Goal:
Can you restate the records below word for word?

— BEGIN Supplied material —

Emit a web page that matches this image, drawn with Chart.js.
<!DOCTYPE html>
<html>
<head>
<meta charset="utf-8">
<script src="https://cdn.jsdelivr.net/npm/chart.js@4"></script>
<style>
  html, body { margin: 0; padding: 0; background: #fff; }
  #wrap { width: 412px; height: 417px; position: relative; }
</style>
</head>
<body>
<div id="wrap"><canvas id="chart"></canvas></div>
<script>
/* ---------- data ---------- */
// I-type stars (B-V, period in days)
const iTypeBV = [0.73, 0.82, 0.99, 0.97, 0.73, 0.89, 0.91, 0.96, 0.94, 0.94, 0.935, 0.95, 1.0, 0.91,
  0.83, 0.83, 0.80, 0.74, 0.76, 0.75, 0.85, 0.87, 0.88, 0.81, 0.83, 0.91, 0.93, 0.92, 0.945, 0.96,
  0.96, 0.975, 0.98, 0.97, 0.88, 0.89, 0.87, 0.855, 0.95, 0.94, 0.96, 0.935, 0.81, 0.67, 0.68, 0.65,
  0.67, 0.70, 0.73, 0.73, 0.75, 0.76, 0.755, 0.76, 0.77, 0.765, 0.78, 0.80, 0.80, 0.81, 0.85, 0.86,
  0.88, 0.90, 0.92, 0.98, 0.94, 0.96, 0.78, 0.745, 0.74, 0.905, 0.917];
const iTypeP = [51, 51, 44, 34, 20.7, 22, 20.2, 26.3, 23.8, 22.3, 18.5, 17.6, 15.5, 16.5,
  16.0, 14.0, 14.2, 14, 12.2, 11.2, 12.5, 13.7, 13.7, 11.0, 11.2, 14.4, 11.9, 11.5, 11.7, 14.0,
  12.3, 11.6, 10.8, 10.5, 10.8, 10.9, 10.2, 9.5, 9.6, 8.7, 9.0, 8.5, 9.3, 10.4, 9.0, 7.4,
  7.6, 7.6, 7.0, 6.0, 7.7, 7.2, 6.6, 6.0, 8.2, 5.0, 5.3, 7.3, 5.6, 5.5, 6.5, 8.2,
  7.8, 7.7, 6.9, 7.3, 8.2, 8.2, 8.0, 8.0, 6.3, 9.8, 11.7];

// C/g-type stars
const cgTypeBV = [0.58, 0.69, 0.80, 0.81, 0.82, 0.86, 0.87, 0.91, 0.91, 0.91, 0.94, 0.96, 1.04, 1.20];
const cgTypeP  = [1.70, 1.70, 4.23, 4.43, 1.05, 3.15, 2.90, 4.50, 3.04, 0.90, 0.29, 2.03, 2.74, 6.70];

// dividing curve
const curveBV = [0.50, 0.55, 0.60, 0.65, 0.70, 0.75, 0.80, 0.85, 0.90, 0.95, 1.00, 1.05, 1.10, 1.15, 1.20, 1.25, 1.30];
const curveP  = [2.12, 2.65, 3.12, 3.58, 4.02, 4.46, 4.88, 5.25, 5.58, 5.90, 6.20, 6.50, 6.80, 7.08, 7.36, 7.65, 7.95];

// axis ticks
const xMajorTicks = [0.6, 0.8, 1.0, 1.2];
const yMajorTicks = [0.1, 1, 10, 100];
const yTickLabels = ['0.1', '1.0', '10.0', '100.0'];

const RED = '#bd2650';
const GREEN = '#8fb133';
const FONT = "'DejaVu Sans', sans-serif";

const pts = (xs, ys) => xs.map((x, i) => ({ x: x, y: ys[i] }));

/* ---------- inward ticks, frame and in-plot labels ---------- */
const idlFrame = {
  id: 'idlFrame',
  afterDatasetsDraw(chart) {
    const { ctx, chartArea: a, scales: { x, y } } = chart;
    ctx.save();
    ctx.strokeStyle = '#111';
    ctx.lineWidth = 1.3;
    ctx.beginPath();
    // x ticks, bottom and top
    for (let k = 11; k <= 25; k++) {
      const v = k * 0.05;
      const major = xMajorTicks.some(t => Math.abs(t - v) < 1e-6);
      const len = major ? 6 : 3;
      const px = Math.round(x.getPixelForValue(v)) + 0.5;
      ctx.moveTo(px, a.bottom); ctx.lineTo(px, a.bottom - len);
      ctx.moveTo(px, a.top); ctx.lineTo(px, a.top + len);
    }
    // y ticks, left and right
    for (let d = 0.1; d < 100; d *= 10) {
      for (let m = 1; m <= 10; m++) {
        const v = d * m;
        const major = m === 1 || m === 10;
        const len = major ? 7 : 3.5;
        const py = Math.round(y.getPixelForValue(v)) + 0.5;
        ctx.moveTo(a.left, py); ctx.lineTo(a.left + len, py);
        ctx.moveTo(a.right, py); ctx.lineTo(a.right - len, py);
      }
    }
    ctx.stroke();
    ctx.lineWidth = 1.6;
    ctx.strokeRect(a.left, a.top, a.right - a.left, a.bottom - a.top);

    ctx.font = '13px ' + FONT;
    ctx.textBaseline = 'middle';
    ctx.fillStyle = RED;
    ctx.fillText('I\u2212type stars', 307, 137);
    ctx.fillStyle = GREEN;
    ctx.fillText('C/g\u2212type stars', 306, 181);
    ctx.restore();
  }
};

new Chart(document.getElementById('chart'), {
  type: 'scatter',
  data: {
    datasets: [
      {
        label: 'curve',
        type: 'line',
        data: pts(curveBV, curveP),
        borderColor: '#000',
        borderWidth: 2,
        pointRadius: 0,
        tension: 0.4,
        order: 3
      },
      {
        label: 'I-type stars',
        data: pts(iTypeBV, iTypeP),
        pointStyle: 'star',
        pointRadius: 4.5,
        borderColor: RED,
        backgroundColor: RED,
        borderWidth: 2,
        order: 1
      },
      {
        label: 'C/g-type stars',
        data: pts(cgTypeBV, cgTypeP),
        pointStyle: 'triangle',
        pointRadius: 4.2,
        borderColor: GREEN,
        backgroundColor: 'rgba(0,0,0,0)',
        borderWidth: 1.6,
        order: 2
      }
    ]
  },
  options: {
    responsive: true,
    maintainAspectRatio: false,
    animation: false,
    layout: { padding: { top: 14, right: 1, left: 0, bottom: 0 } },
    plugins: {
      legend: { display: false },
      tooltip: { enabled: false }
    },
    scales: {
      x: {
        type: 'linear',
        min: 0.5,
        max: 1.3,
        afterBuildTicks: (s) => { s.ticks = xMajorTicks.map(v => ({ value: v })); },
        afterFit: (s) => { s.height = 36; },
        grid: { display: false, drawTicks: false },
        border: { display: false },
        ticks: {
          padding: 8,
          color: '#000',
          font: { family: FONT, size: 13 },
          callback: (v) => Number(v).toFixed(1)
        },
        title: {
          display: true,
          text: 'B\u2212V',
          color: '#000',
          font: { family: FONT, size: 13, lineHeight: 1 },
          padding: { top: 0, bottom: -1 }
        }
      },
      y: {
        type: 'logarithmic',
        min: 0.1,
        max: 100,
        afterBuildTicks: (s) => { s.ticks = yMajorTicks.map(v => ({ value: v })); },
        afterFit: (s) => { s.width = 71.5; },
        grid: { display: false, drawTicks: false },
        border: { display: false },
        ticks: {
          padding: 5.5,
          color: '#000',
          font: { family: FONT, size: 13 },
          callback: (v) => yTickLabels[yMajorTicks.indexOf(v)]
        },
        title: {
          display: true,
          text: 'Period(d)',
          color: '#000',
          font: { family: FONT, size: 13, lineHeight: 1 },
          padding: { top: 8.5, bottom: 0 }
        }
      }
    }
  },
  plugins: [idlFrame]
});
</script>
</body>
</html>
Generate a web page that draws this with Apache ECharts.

— END Supplied material —

Exercise answer:
Emit a web page that matches this image, drawn with Chart.js.
<!DOCTYPE html>
<html>
<head>
<meta charset="utf-8">
<script src="https://cdn.jsdelivr.net/npm/chart.js@4"></script>
<style>
  html, body { margin: 0; padding: 0; background: #fff; }
  #wrap { width: 412px; height: 417px; position: relative; }
</style>
</head>
<body>
<div id="wrap"><canvas id="chart"></canvas></div>
<script>
/* ---------- data ---------- */
// I-type stars (B-V, period in days)
const iTypeBV = [0.73, 0.82, 0.99, 0.97, 0.73, 0.89, 0.91, 0.96, 0.94, 0.94, 0.935, 0.95, 1.0, 0.91,
  0.83, 0.83, 0.80, 0.74, 0.76, 0.75, 0.85, 0.87, 0.88, 0.81, 0.83, 0.91, 0.93, 0.92, 0.945, 0.96,
  0.96, 0.975, 0.98, 0.97, 0.88, 0.89, 0.87, 0.855, 0.95, 0.94, 0.96, 0.935, 0.81, 0.67, 0.68, 0.65,
  0.67, 0.70, 0.73, 0.73, 0.75, 0.76, 0.755, 0.76, 0.77, 0.765, 0.78, 0.80, 0.80, 0.81, 0.85, 0.86,
  0.88, 0.90, 0.92, 0.98, 0.94, 0.96, 0.78, 0.745, 0.74, 0.905, 0.917];
const iTypeP = [51, 51, 44, 34, 20.7, 22, 20.2, 26.3, 23.8, 22.3, 18.5, 17.6, 15.5, 16.5,
  16.0, 14.0, 14.2, 14, 12.2, 11.2, 12.5, 13.7, 13.7, 11.0, 11.2, 14.4, 11.9, 11.5, 11.7, 14.0,
  12.3, 11.6, 10.8, 10.5, 10.8, 10.9, 10.2, 9.5, 9.6, 8.7, 9.0, 8.5, 9.3, 10.4, 9.0, 7.4,
  7.6, 7.6, 7.0, 6.0, 7.7, 7.2, 6.6, 6.0, 8.2, 5.0, 5.3, 7.3, 5.6, 5.5, 6.5, 8.2,
  7.8, 7.7, 6.9, 7.3, 8.2, 8.2, 8.0, 8.0, 6.3, 9.8, 11.7];

// C/g-type stars
const cgTypeBV = [0.58, 0.69, 0.80, 0.81, 0.82, 0.86, 0.87, 0.91, 0.91, 0.91, 0.94, 0.96, 1.04, 1.20];
const cgTypeP  = [1.70, 1.70, 4.23, 4.43, 1.05, 3.15, 2.90, 4.50, 3.04, 0.90, 0.29, 2.03, 2.74, 6.70];

// dividing curve
const curveBV = [0.50, 0.55, 0.60, 0.65, 0.70, 0.75, 0.80, 0.85, 0.90, 0.95, 1.00, 1.05, 1.10, 1.15, 1.20, 1.25, 1.30];
const curveP  = [2.12, 2.65, 3.12, 3.58, 4.02, 4.46, 4.88, 5.25, 5.58, 5.90, 6.20, 6.50, 6.80, 7.08, 7.36, 7.65, 7.95];

// axis ticks
const xMajorTicks = [0.6, 0.8, 1.0, 1.2];
const yMajorTicks = [0.1, 1, 10, 100];
const yTickLabels = ['0.1', '1.0', '10.0', '100.0'];

const RED = '#bd2650';
const GREEN = '#8fb133';
const FONT = "'DejaVu Sans', sans-serif";

const pts = (xs, ys) => xs.map((x, i) => ({ x: x, y: ys[i] }));

/* ---------- inward ticks, frame and in-plot labels ---------- */
const idlFrame = {
  id: 'idlFrame',
  afterDatasetsDraw(chart) {
    const { ctx, chartArea: a, scales: { x, y } } = chart;
    ctx.save();
    ctx.strokeStyle = '#111';
    ctx.lineWidth = 1.3;
    ctx.beginPath();
    // x ticks, bottom and top
    for (let k = 11; k <= 25; k++) {
      const v = k * 0.05;
      const major = xMajorTicks.some(t => Math.abs(t - v) < 1e-6);
      const len = major ? 6 : 3;
      const px = Math.round(x.getPixelForValue(v)) + 0.5;
      ctx.moveTo(px, a.bottom); ctx.lineTo(px, a.bottom - len);
      ctx.moveTo(px, a.top); ctx.lineTo(px, a.top + len);
    }
    // y ticks, left and right
    for (let d = 0.1; d < 100; d *= 10) {
      for (let m = 1; m <= 10; m++) {
        const v = d * m;
        const major = m === 1 || m === 10;
        const len = major ? 7 : 3.5;
        const py = Math.round(y.getPixelForValue(v)) + 0.5;
        ctx.moveTo(a.left, py); ctx.lineTo(a.left + len, py);
        ctx.moveTo(a.right, py); ctx.lineTo(a.right - len, py);
      }
    }
    ctx.stroke();
    ctx.lineWidth = 1.6;
    ctx.strokeRect(a.left, a.top, a.right - a.left, a.bottom - a.top);

    ctx.font = '13px ' + FONT;
    ctx.textBaseline = 'middle';
    ctx.fillStyle = RED;
    ctx.fillText('I\u2212type stars', 307, 137);
    ctx.fillStyle = GREEN;
    ctx.fillText('C/g\u2212type stars', 306, 181);
    ctx.restore();
  }
};

new Chart(document.getElementById('chart'), {
  type: 'scatter',
  data: {
    datasets: [
      {
        label: 'curve',
        type: 'line',
        data: pts(curveBV, curveP),
        borderColor: '#000',
        borderWidth: 2,
        pointRadius: 0,
        tension: 0.4,
        order: 3
      },
      {
        label: 'I-type stars',
        data: pts(iTypeBV, iTypeP),
        pointStyle: 'star',
        pointRadius: 4.5,
        borderColor: RED,
        backgroundColor: RED,
        borderWidth: 2,
        order: 1
      },
      {
        label: 'C/g-type stars',
        data: pts(cgTypeBV, cgTypeP),
        pointStyle: 'triangle',
        pointRadius: 4.2,
        borderColor: GREEN,
        backgroundColor: 'rgba(0,0,0,0)',
        borderWidth: 1.6,
        order: 2
      }
    ]
  },
  options: {
    responsive: true,
    maintainAspectRatio: false,
    animation: false,
    layout: { padding: { top: 14, right: 1, left: 0, bottom: 0 } },
    plugins: {
      legend: { display: false },
      tooltip: { enabled: false }
    },
    scales: {
      x: {
        type: 'linear',
        min: 0.5,
        max: 1.3,
        afterBuildTicks: (s) => { s.ticks = xMajorTicks.map(v => ({ value: v })); },
        afterFit: (s) => { s.height = 36; },
        grid: { display: false, drawTicks: false },
        border: { display: false },
        ticks: {
          padding: 8,
          color: '#000',
          font: { family: FONT, size: 13 },
          callback: (v) => Number(v).toFixed(1)
        },
        title: {
          display: true,
          text: 'B\u2212V',
          color: '#000',
          font: { family: FONT, size: 13, lineHeight: 1 },
          padding: { top: 0, bottom: -1 }
        }
      },
      y: {
        type: 'logarithmic',
        min: 0.1,
        max: 100,
        afterBuildTicks: (s) => { s.ticks = yMajorTicks.map(v => ({ value: v })); },
        afterFit: (s) => { s.width = 71.5; },
        grid: { display: false, drawTicks: false },
        border: { display: false },
        ticks: {
          padding: 5.5,
          color: '#000',
          font: { family: FONT, size: 13 },
          callback: (v) => yTickLabels[yMajorTicks.indexOf(v)]
        },
        title: {
          display: true,
          text: 'Period(d)',
          color: '#000',
          font: { family: FONT, size: 13, lineHeight: 1 },
          padding: { top: 8.5, bottom: 0 }
        }
      }
    }
  },
  plugins: [idlFrame]
});
</script>
</body>
</html>
Generate a web page that draws this with Apache ECharts.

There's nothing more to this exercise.